┌─ Records shown

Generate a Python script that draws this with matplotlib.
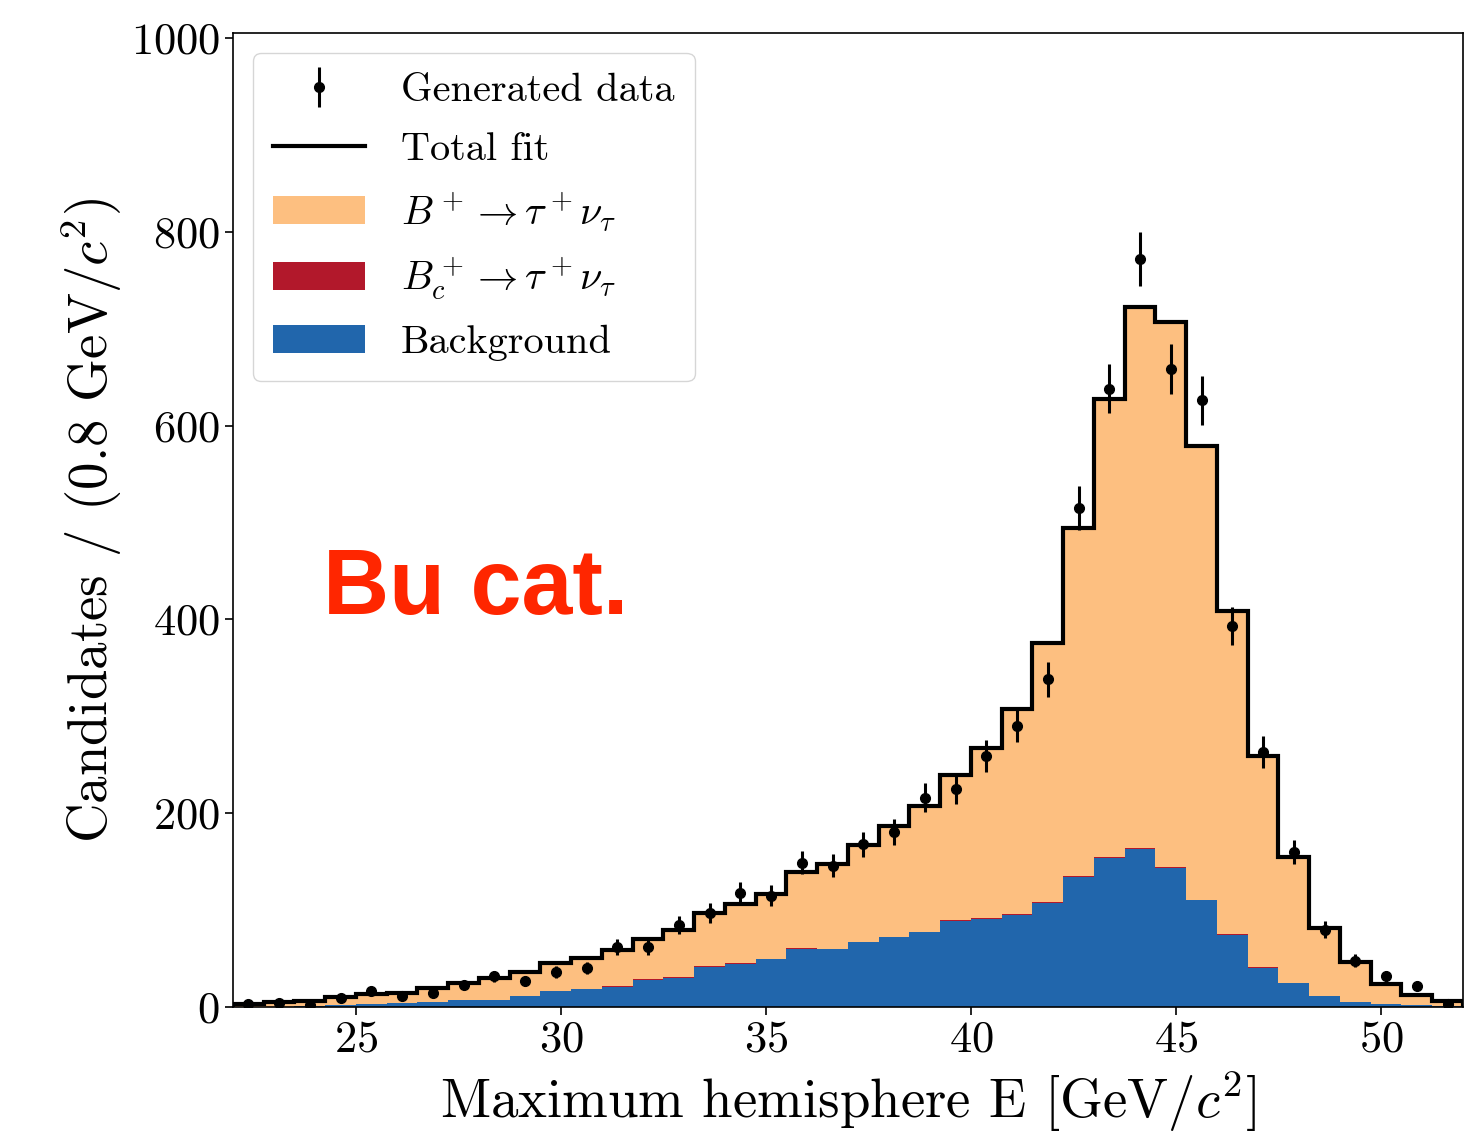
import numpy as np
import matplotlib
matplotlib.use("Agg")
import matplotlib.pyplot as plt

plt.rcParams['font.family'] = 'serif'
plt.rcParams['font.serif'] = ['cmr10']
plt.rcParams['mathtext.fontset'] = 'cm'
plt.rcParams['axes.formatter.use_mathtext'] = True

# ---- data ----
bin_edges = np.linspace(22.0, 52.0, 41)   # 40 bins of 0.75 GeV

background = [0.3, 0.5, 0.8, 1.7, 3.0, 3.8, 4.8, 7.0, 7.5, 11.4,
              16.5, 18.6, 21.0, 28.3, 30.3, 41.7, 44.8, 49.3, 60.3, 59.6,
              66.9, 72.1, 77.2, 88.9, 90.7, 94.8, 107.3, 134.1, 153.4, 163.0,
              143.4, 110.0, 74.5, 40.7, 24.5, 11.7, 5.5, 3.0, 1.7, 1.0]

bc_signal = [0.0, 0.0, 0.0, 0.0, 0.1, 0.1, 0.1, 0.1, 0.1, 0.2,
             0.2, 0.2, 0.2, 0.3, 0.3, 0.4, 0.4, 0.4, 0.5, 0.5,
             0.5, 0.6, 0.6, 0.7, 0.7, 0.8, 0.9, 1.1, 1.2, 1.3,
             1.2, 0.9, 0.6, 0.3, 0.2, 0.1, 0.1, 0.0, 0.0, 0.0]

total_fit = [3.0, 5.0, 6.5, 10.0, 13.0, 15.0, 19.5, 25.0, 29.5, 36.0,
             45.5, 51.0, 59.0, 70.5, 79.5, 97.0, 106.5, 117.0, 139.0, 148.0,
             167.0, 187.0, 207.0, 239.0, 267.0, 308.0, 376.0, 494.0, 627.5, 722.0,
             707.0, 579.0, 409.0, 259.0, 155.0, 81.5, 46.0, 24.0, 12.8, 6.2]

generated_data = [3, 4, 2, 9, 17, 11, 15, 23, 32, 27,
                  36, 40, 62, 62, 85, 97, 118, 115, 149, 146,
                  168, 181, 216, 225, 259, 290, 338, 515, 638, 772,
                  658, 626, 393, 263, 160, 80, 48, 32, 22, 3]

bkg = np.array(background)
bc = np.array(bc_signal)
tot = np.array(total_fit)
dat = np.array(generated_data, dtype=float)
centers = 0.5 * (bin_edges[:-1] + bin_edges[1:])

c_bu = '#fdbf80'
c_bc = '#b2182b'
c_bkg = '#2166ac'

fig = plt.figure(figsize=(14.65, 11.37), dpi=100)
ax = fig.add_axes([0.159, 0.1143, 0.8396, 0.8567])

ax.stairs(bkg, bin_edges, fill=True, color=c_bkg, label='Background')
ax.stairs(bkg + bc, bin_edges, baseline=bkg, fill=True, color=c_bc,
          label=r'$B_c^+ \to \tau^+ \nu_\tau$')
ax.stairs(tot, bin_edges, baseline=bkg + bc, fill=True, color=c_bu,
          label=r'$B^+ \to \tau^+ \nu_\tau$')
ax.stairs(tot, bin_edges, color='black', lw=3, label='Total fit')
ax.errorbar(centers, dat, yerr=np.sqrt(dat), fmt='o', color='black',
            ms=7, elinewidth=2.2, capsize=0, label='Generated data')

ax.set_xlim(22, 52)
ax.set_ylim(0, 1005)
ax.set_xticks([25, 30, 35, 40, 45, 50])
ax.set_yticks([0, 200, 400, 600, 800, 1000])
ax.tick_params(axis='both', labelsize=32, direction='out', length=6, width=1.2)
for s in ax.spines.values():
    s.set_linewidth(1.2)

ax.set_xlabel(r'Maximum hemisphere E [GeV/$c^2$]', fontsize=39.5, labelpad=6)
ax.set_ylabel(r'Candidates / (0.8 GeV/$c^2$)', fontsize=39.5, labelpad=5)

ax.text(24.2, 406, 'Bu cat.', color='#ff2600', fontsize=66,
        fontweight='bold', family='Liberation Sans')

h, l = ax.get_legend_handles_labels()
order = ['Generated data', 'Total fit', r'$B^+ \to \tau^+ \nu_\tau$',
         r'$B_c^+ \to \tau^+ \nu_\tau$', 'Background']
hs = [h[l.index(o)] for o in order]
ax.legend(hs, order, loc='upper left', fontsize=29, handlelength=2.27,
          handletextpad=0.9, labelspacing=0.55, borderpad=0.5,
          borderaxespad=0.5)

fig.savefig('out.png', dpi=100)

└─
┌─ Records shown

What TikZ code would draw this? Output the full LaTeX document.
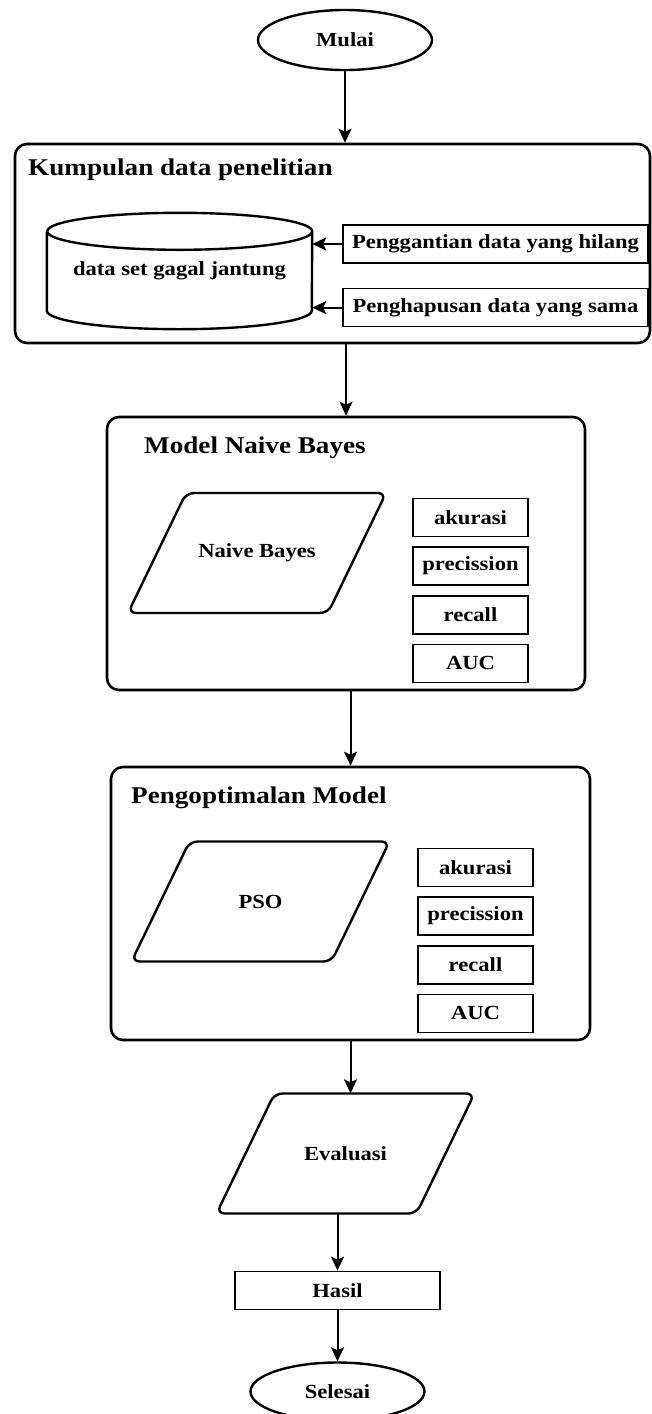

└─
┌─ Records shown

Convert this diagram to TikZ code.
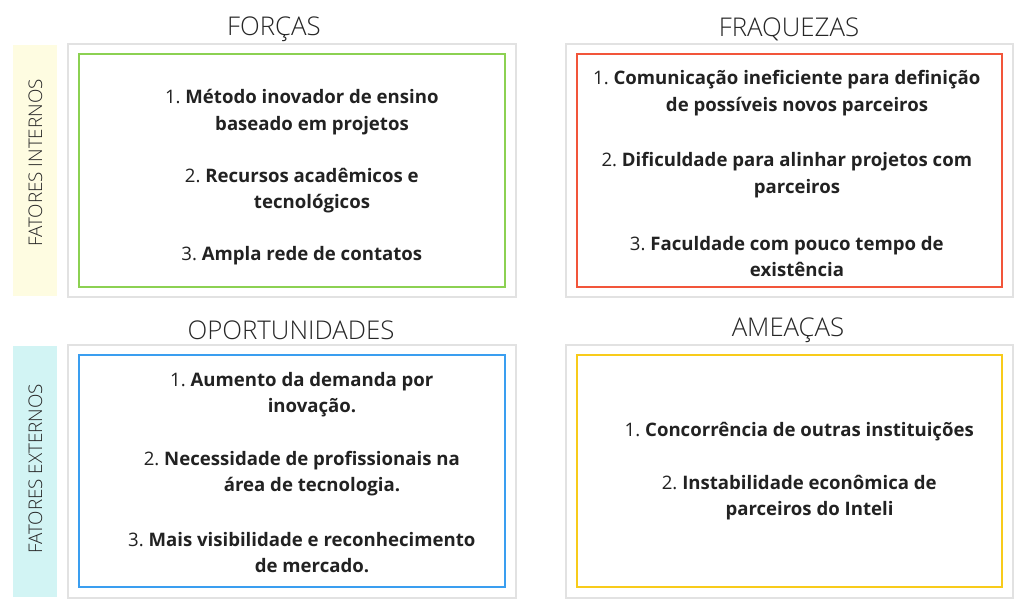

└─

> [What is being asked] Exactly the lines starting at the line containing "Generate a Python" and ending at the line containing "707.0, 579.0, 409.0, 259.0, 155.0, 81.5, 46.0, 24.0, 12.8, 6.2]" should be transcribed, both included; omit the pictures.

> [Response to this task]
Generate a Python script that draws this with matplotlib.
import numpy as np
import matplotlib
matplotlib.use("Agg")
import matplotlib.pyplot as plt

plt.rcParams['font.family'] = 'serif'
plt.rcParams['font.serif'] = ['cmr10']
plt.rcParams['mathtext.fontset'] = 'cm'
plt.rcParams['axes.formatter.use_mathtext'] = True

# ---- data ----
bin_edges = np.linspace(22.0, 52.0, 41)   # 40 bins of 0.75 GeV

background = [0.3, 0.5, 0.8, 1.7, 3.0, 3.8, 4.8, 7.0, 7.5, 11.4,
              16.5, 18.6, 21.0, 28.3, 30.3, 41.7, 44.8, 49.3, 60.3, 59.6,
              66.9, 72.1, 77.2, 88.9, 90.7, 94.8, 107.3, 134.1, 153.4, 163.0,
              143.4, 110.0, 74.5, 40.7, 24.5, 11.7, 5.5, 3.0, 1.7, 1.0]

bc_signal = [0.0, 0.0, 0.0, 0.0, 0.1, 0.1, 0.1, 0.1, 0.1, 0.2,
             0.2, 0.2, 0.2, 0.3, 0.3, 0.4, 0.4, 0.4, 0.5, 0.5,
             0.5, 0.6, 0.6, 0.7, 0.7, 0.8, 0.9, 1.1, 1.2, 1.3,
             1.2, 0.9, 0.6, 0.3, 0.2, 0.1, 0.1, 0.0, 0.0, 0.0]

total_fit = [3.0, 5.0, 6.5, 10.0, 13.0, 15.0, 19.5, 25.0, 29.5, 36.0,
             45.5, 51.0, 59.0, 70.5, 79.5, 97.0, 106.5, 117.0, 139.0, 148.0,
             167.0, 187.0, 207.0, 239.0, 267.0, 308.0, 376.0, 494.0, 627.5, 722.0,
             707.0, 579.0, 409.0, 259.0, 155.0, 81.5, 46.0, 24.0, 12.8, 6.2]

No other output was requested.